At the center of the dispute is how much authority the Pentagon will retain over intelligence agencies that it now controls. The bill attempts to give a central authority more control, but some Republicans are pressing to preserve more of the Pentagon’s power.


House Speaker Dennis Hastert decided not to allow a vote on the legislation last month after two powerful committee chairmen, GOP Reps. Duncan Hunter of California and James Sensenbrenner of Wisconsin, objected.


And on Friday, a powerful Republican senator, Virginia’s John Warner, chairman of the Armed Services Committee, expressed concerns about the bill. His office said Mr. Warner was “concerned about those issues that may impact the time-tested chain-of-command” at the Pentagon.


Still, with the help of Democrats, there are enough Republican votes to push the measure through the House, several lawmakers said. Some argue that President Bush needs to be working harder to push the legislation through.

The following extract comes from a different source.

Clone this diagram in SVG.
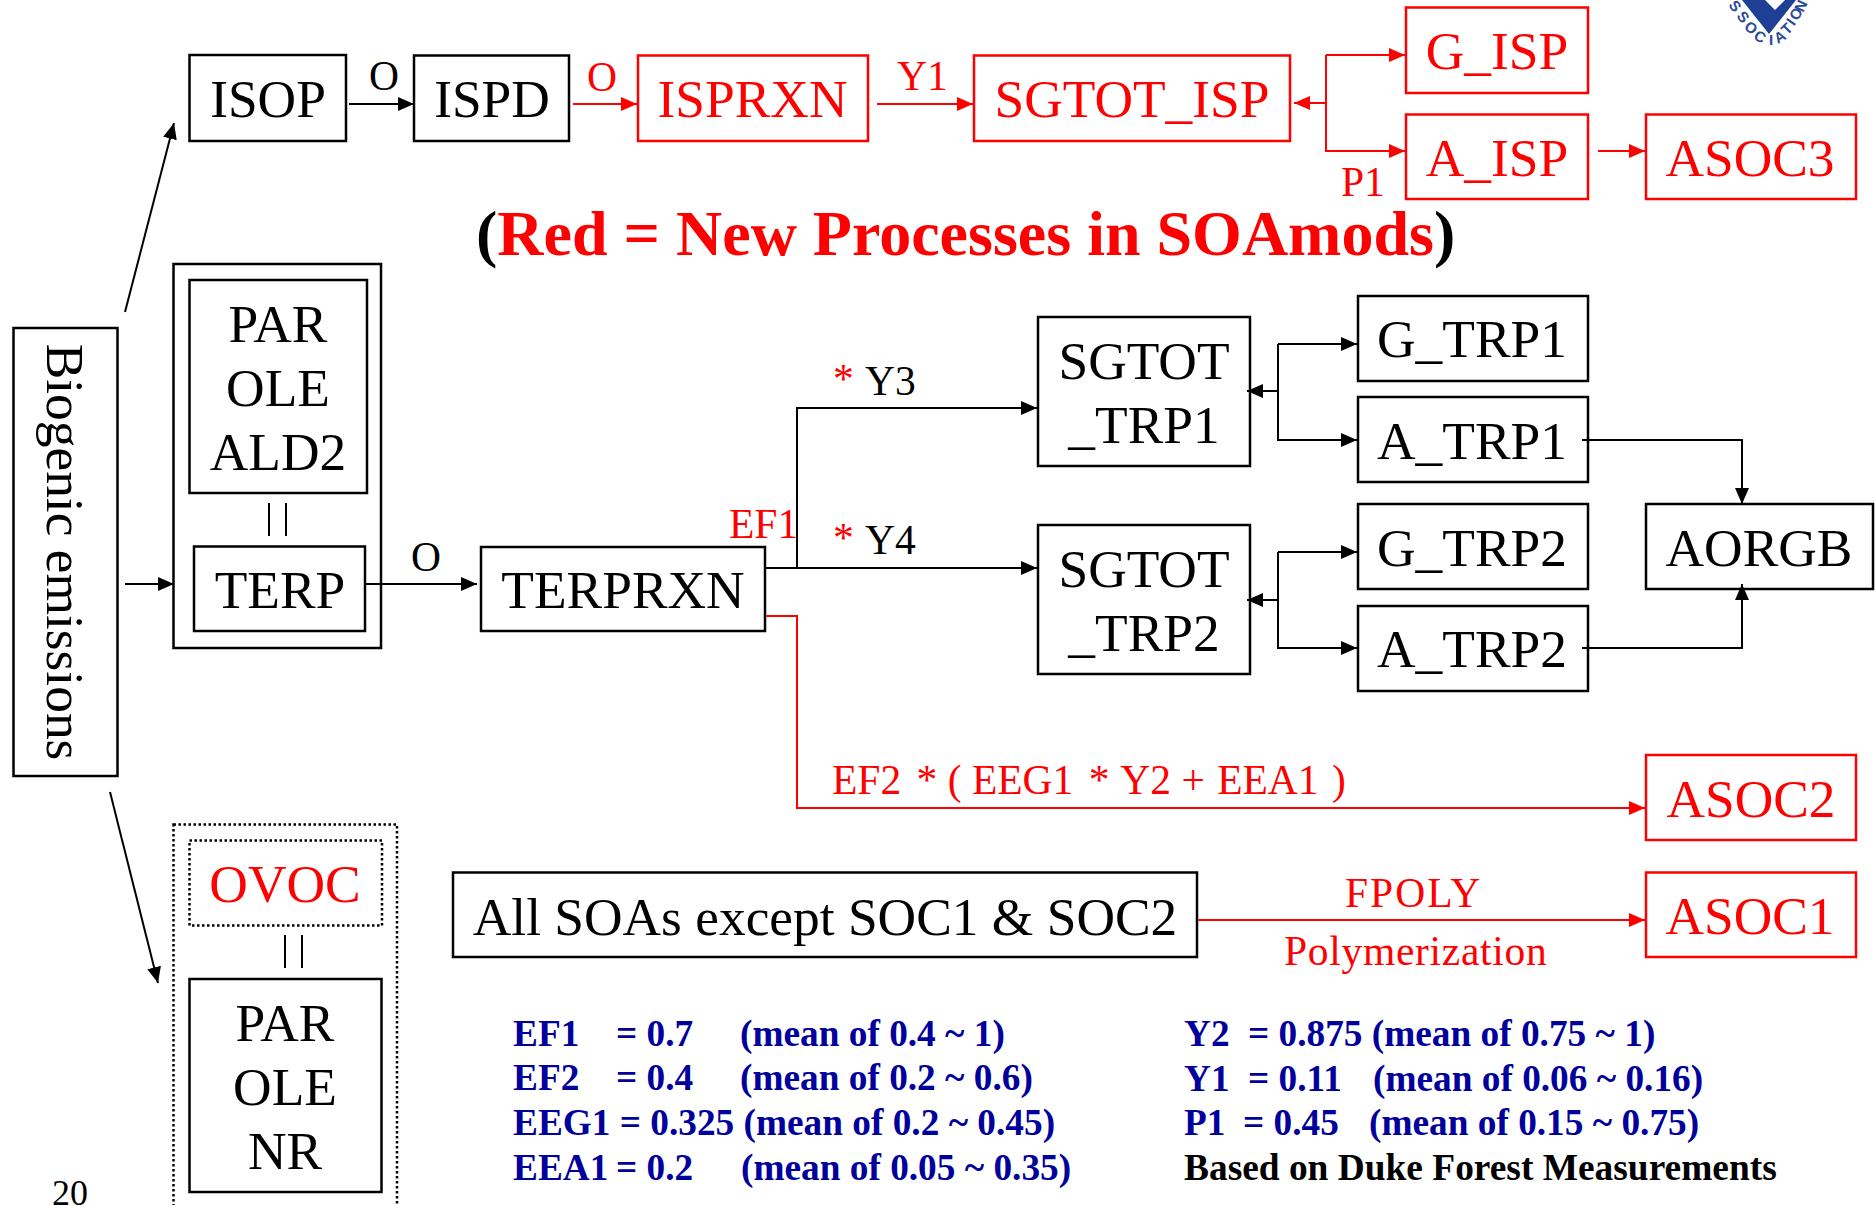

“Every day we delay our country is less safe,” House Democratic leader Nancy Pelosi of California said on “Fox New Sunday.” “Speaker Hastert knows that. The president knows that. They just haven’t convinced all of the Republicans.”


Even Republicans said the bill could pass despite opposition from GOP holdouts. “If it came to a vote, it would pass the House,” said Mr. Roberts, a Republican of Kansas.


Mr. Roberts supports the bill and said opponents allied with the Pentagon should put national security first.


“They have to understand something, the primary user of intelligence is not the military….It is the president of the United States and the National Security Council and it is the Congress of the United States,” he said on CBS’s “Face the Nation.”


Mr. Hunter, who heads the House Armed Services Committee, has expressed concerns the intelligence realignment could interfere with the military’s chain of command. He wants the bill to ensure that the Defense Department retains direct control over the agencies that operate the nation’s spy satellites and analyze that information for troops on the battlefield. The bill’s supporters say it would not interfere with those operations.


Mr. Sensenbrenner, chairman of the Judiciary Committee, wants the bill to address illegal immigration and what he sees as loopholes in the system.


Mr. Bush, Republican leaders on Capitol Hill, and the members of the September 11 commission have all endorsed the intelligence bill. Mr. Bush telephoned House and Senate lawmakers and used his radio address over the weekend to press Congress to pass the bill.